Sinara Group moves up in Forbes rating

30 September 2014 (10:20)

September 30, 2014. Sinara Group is now in the 96th place in the Forbes rating of Russia’s largest privately owned companies, the company’s PR Center reports.

The magazine’s analysts ranked Russia’s non-state economic sector and created a rating of 200 companies with less than 50% of state-owned or internationally owned authorized capital. A company’s position in the rating is based on its revenues in 2013.

Forbes analysts say that the list of businesses has remained virtually the same as last year: only 16 companies had to give room to stronger competitors.

‘The rating of non-listed companies (there are 140 of them on the list) is slightly better than that of the listed ones as usual. The listed companies’ consolidated revenues reached 14.1 trillion RUR, which is only 3.4% higher than in the previous period, while the non-listed companies’ revenues (9.8 trillion RUR) went up by 4.6%,’ the magazine says.

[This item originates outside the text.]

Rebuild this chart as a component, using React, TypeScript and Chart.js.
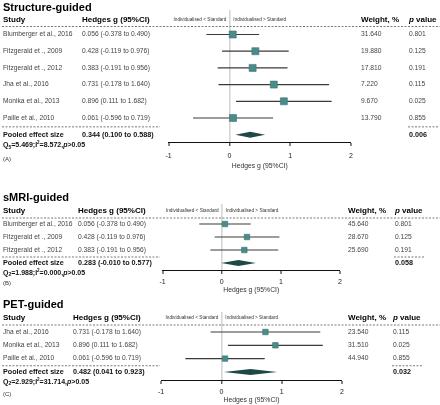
import React, { useEffect, useRef } from "react";
import { Chart, registerables } from "chart.js";

Chart.register(...registerables);

const FONT = '"Liberation Sans", Arial, Helvetica, sans-serif';
const TEAL = "#4a8c8a";
const TEAL_DARK = "#3b7472";
const DIAMOND = "#1d4a48";

// ---------- shared ----------
const axisRange = [-1, 2];
const axisTitle = "Hedges g (95%CI)";
const headerStudy = "Study";
const headerHedges = "Hedges g (95%CI)";
const headerWeight = "Weight, %";
const headerP = ["p", " value"];
const pooledLabel = "Pooled effect size";
const leftFavour = "Individualised < Standard";
const rightFavour = "Individualised > Standard";

// ---------- Panel A: Structure-guided ----------
const titleA = "Structure-guided";
const studiesA = [
  "Blumberger et al., 2016",
  "Fitzgerald et ., 2009",
  "Fitzgerald et ., 2012",
  "Jha et al., 2016",
  "Monika et al., 2013",
  "Paille et al., 2010",
];
const hedgesA = [0.056, 0.428, 0.383, 0.731, 0.896, 0.061];
const lowerA = [-0.378, -0.119, -0.191, -0.178, 0.111, -0.596];
const upperA = [0.49, 0.976, 0.956, 1.64, 1.682, 0.719];
const weightsA = [31.64, 19.88, 17.81, 7.22, 9.67, 13.79];
const pValuesA = ["0.801", "0.125", "0.191", "0.115", "0.025", "0.855"];
const pooledA = [0.344, 0.1, 0.588];
const pooledPA = "0.006";
const hetA = ["5", "5.469", "8.572"];
const tagA = "(A)";

// ---------- Panel B: sMRI-guided ----------
const titleB = "sMRI-guided";
const studiesB = ["Blumberger et al., 2016", "Fitzgerald et ., 2009", "Fitzgerald et ., 2012"];
const hedgesB = [0.056, 0.428, 0.383];
const lowerB = [-0.378, -0.119, -0.191];
const upperB = [0.49, 0.976, 0.956];
const weightsB = [45.64, 28.67, 25.69];
const pValuesB = ["0.801", "0.125", "0.191"];
const pooledB = [0.283, -0.01, 0.577];
const pooledPB = "0.058";
const hetB = ["2", "1.988", "0.000"];
const tagB = "(B)";

// ---------- Panel C: PET-guided ----------
const titleC = "PET-guided";
const studiesC = ["Jha et al., 2016", "Monika et al., 2013", "Paille et al., 2010"];
const hedgesC = [0.731, 0.896, 0.061];
const lowerC = [-0.178, 0.111, -0.596];
const upperC = [1.64, 1.682, 0.719];
const weightsC = [23.54, 31.51, 44.94];
const pValuesC = ["0.115", "0.025", "0.855"];
const pooledC = [0.482, 0.041, 0.923];
const pooledPC = "0.032";
const hetC = ["2", "2.929", "31.714"];
const tagC = "(C)";

type Layout = {
  top: number; xLeft: number; xRight: number; plotTop: number; axisY: number; axisH: number;
  tickPad: number; titleY: number; headerY: number; row0: number; rowStep: number;
  hedgesX: number; weightX: number; pX: number; qY: number; tagY: number; sq: number;
};

type PanelDef = {
  title: string; studies: string[]; hedges: number[]; lower: number[]; upper: number[];
  weights: number[]; pValues: string[]; pooled: number[]; pooledP: string; het: string[];
  tag: string; layout: Layout;
};

const panels: PanelDef[] = [
  {
    title: titleA, studies: studiesA, hedges: hedgesA, lower: lowerA, upper: upperA,
    weights: weightsA, pValues: pValuesA, pooled: pooledA, pooledP: pooledPA, het: hetA, tag: tagA,
    layout: {
      top: 0, xLeft: 168.5, xRight: 351, plotTop: 10, axisY: 142, axisH: 28, tickPad: 5.5,
      titleY: 8, headerY: 19.5, row0: 34.5, rowStep: 16.7, hedgesX: 82, weightX: 361, pX: 409,
      qY: 145.5, tagY: 159.5, sq: 4.95,
    },
  },
  {
    title: titleB, studies: studiesB, hedges: hedgesB, lower: lowerB, upper: upperB,
    weights: weightsB, pValues: pValuesB, pooled: pooledB, pooledP: pooledPB, het: hetB, tag: tagB,
    layout: {
      top: 172, xLeft: 162.5, xRight: 340, plotTop: 204, axisY: 270, axisH: 24, tickPad: 3.8,
      titleY: 198, headerY: 211, row0: 224, rowStep: 13, hedgesX: 78, weightX: 348, pX: 395,
      qY: 273, tagY: 283, sq: 3.9,
    },
  },
  {
    title: titleC, studies: studiesC, hedges: hedgesC, lower: lowerC, upper: upperC,
    weights: weightsC, pValues: pValuesC, pooled: pooledC, pooledP: pooledPC, het: hetC, tag: tagC,
    layout: {
      top: 296, xLeft: 161, xRight: 342, plotTop: 312, axisY: 380, axisH: 24, tickPad: 3.8,
      titleY: 305, headerY: 318, row0: 332, rowStep: 13.3, hedgesX: 73, weightX: 348, pX: 393,
      qY: 382, tagY: 394, sq: 3.9,
    },
  },
];

const fmtCI = (g: number, lo: number, hi: number) =>
  `${g.toFixed(3)} (${lo.toFixed(3)} to ${hi.toFixed(3)})`;

type Seg = { t: string; f: string; dy?: number };
function drawRich(ctx: CanvasRenderingContext2D, x: number, y: number, segs: Seg[]) {
  let cx = x;
  for (const s of segs) {
    ctx.font = s.f;
    ctx.fillText(s.t, cx, y + (s.dy || 0));
    cx += ctx.measureText(s.t).width;
  }
}

function dashed(ctx: CanvasRenderingContext2D, x1: number, x2: number, y: number) {
  ctx.save();
  ctx.strokeStyle = "#555";
  ctx.lineWidth = 0.8;
  ctx.setLineDash([2, 1.5]);
  ctx.beginPath();
  ctx.moveTo(x1, y);
  ctx.lineTo(x2, y);
  ctx.stroke();
  ctx.restore();
}

function Panel({ p }: { p: PanelDef }) {
  const ref = useRef<HTMLCanvasElement>(null);
  const L = p.layout;
  const height = L.axisY - L.top + L.axisH;

  useEffect(() => {
    const canvas = ref.current!;
    const n = p.studies.length;
    const yMin = (L.plotTop - L.row0) / L.rowStep;
    const yMax = (L.axisY - L.row0) / L.rowStep;

    const ciSets = p.studies.map((_, i) => ({
      data: [
        { x: p.lower[i], y: i },
        { x: p.upper[i], y: i },
      ],
      showLine: true,
      borderColor: "#3a3a3a",
      borderWidth: 1.2,
      pointRadius: 0,
      order: 2,
    }));
    const squares = {
      data: p.hedges.map((g, i) => ({ x: g, y: i })),
      showLine: false,
      pointStyle: "rect",
      pointRadius: L.sq,
      backgroundColor: TEAL,
      borderColor: TEAL_DARK,
      borderWidth: 0.6,
      order: 1,
    };

    const textPlugin = {
      id: "forestText",
      afterDatasetsDraw(chart: any) {
        const ctx: CanvasRenderingContext2D = chart.ctx;
        const xs = chart.scales.x;
        const ys = chart.scales.y;
        const off = L.top;
        const W = chart.width;
        ctx.save();
        ctx.textBaseline = "middle";
        ctx.textAlign = "left";

        // pooled diamond
        const py = ys.getPixelForValue(n);
        ctx.fillStyle = DIAMOND;
        ctx.beginPath();
        ctx.moveTo(xs.getPixelForValue(p.pooled[1]), py);
        ctx.lineTo(xs.getPixelForValue(p.pooled[0]), py - 3);
        ctx.lineTo(xs.getPixelForValue(p.pooled[2]), py);
        ctx.lineTo(xs.getPixelForValue(p.pooled[0]), py + 3);
        ctx.closePath();
        ctx.fill();

        // title
        ctx.fillStyle = "#000";
        ctx.font = `bold 11px ${FONT}`;
        ctx.fillText(p.title, 3, L.titleY - off);

        // header
        const hy = L.headerY - off;
        ctx.font = `bold 8px ${FONT}`;
        ctx.fillText(headerStudy, 3, hy);
        ctx.fillText(headerHedges, L.hedgesX, hy);
        ctx.fillText(headerWeight, L.weightX, hy);
        drawRich(ctx, L.pX, hy, [
          { t: headerP[0], f: `italic bold 8px ${FONT}` },
          { t: headerP[1], f: `bold 8px ${FONT}` },
        ]);

        // favour labels
        const zx = xs.getPixelForValue(0);
        ctx.font = `4.7px ${FONT}`;
        ctx.fillStyle = "#333";
        ctx.textAlign = "right";
        ctx.fillText(leftFavour, zx - 3, hy);
        ctx.textAlign = "left";
        ctx.fillText(rightFavour, zx + 4, hy);

        dashed(ctx, 2, W, hy + 7);

        // rows
        ctx.fillStyle = "#444";
        ctx.font = `6.7px ${FONT}`;
        for (let i = 0; i < n; i++) {
          const y = ys.getPixelForValue(i);
          ctx.fillText(p.studies[i], 3, y);
          ctx.fillText(fmtCI(p.hedges[i], p.lower[i], p.upper[i]), L.hedgesX, y);
          ctx.fillText(p.weights[i].toFixed(3), L.weightX, y);
          ctx.fillText(p.pValues[i], L.pX, y);
        }

        // pooled row
        const sepY = (ys.getPixelForValue(n - 1) + py) / 2 + 0.5;
        dashed(ctx, 2, 160, sepY);
        dashed(ctx, L.pX - 1, L.pX + 30, sepY);
        ctx.fillStyle = "#111";
        ctx.font = `bold 7.2px ${FONT}`;
        ctx.fillText(pooledLabel, 3, py);
        ctx.fillText(fmtCI(p.pooled[0], p.pooled[1], p.pooled[2]), L.hedgesX, py);
        ctx.font = `bold 7.2px ${FONT}`;
        ctx.fillText(p.pooledP, L.pX, py);

        // heterogeneity
        const b7 = `bold 7px ${FONT}`;
        drawRich(ctx, 3, L.qY - off, [
          { t: "Q", f: b7 },
          { t: p.het[0], f: `bold 5px ${FONT}`, dy: 2 },
          { t: `=${p.het[1]};I`, f: b7 },
          { t: "2", f: `bold 4.5px ${FONT}`, dy: -2.5 },
          { t: `=${p.het[2]},`, f: b7 },
          { t: "p", f: `italic bold 7px ${FONT}` },
          { t: ">0.05", f: b7 },
        ]);

        // tag
        ctx.fillStyle = "#333";
        ctx.font = `6px ${FONT}`;
        ctx.fillText(p.tag, 3, L.tagY - off);
        ctx.restore();
      },
    };

    const chart = new Chart(canvas, {
      type: "scatter",
      data: { datasets: [squares as any, ...(ciSets as any)] },
      options: {
        responsive: false,
        maintainAspectRatio: false,
        animation: false,
        events: [],
        layout: {
          padding: { left: L.xLeft, right: 440 - L.xRight, top: L.plotTop - L.top, bottom: 0 },
        },
        plugins: { legend: { display: false }, tooltip: { enabled: false } },
        scales: {
          x: {
            type: "linear",
            min: axisRange[0],
            max: axisRange[1],
            afterFit: (s: any) => {
              s.height = L.axisH;
            },
            ticks: {
              stepSize: 1,
              padding: L.tickPad,
              color: "#222",
              font: { size: 7, family: FONT },
            },
            grid: {
              drawOnChartArea: true,
              drawTicks: true,
              tickLength: 4,
              tickColor: "#111",
              tickWidth: 1,
              color: (c: any) => (c.tick && c.tick.value === 0 ? "#d6d6d6" : "rgba(0,0,0,0)"),
              lineWidth: (c: any) => (c.tick && c.tick.value === 0 ? 1.6 : 0),
            },
            border: { display: true, color: "#111", width: 1 },
            title: {
              display: true,
              text: axisTitle,
              color: "#333",
              font: { size: 6.8, family: FONT },
              padding: { top: 0, bottom: 0 },
            },
          },
          y: {
            type: "linear",
            display: false,
            reverse: true,
            min: yMin,
            max: yMax,
          },
        },
      } as any,
      plugins: [textPlugin],
    });
    return () => chart.destroy();
  }, []);

  return (
    <canvas
      ref={ref}
      width={440}
      height={height}
      style={{ position: "absolute", left: 0, top: L.top, width: 440, height }}
    />
  );
}

export default function App() {
  return (
    <div
      style={{
        position: "absolute",
        left: 0,
        top: 0,
        width: 440,
        height: 405,
        background: "#fff",
        overflow: "hidden",
      }}
    >
      {panels.map((p, i) => (
        <Panel key={i} p={p} />
      ))}
    </div>
  );
}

Sinara Group’s revenues rose by 7% in 2013 against 2012. Last year was the one of machine-building division growth for the company. Thanks to a structural reorganization of Sinara Transport Machines, STM Service winning Russian Railways’ contract for rolling stock maintenance, and the launch of Lastochka electric trains at Ural Locomotives, the Group’s member enterprises managed to implement their large-scale investment programs and created plenty of new jobs.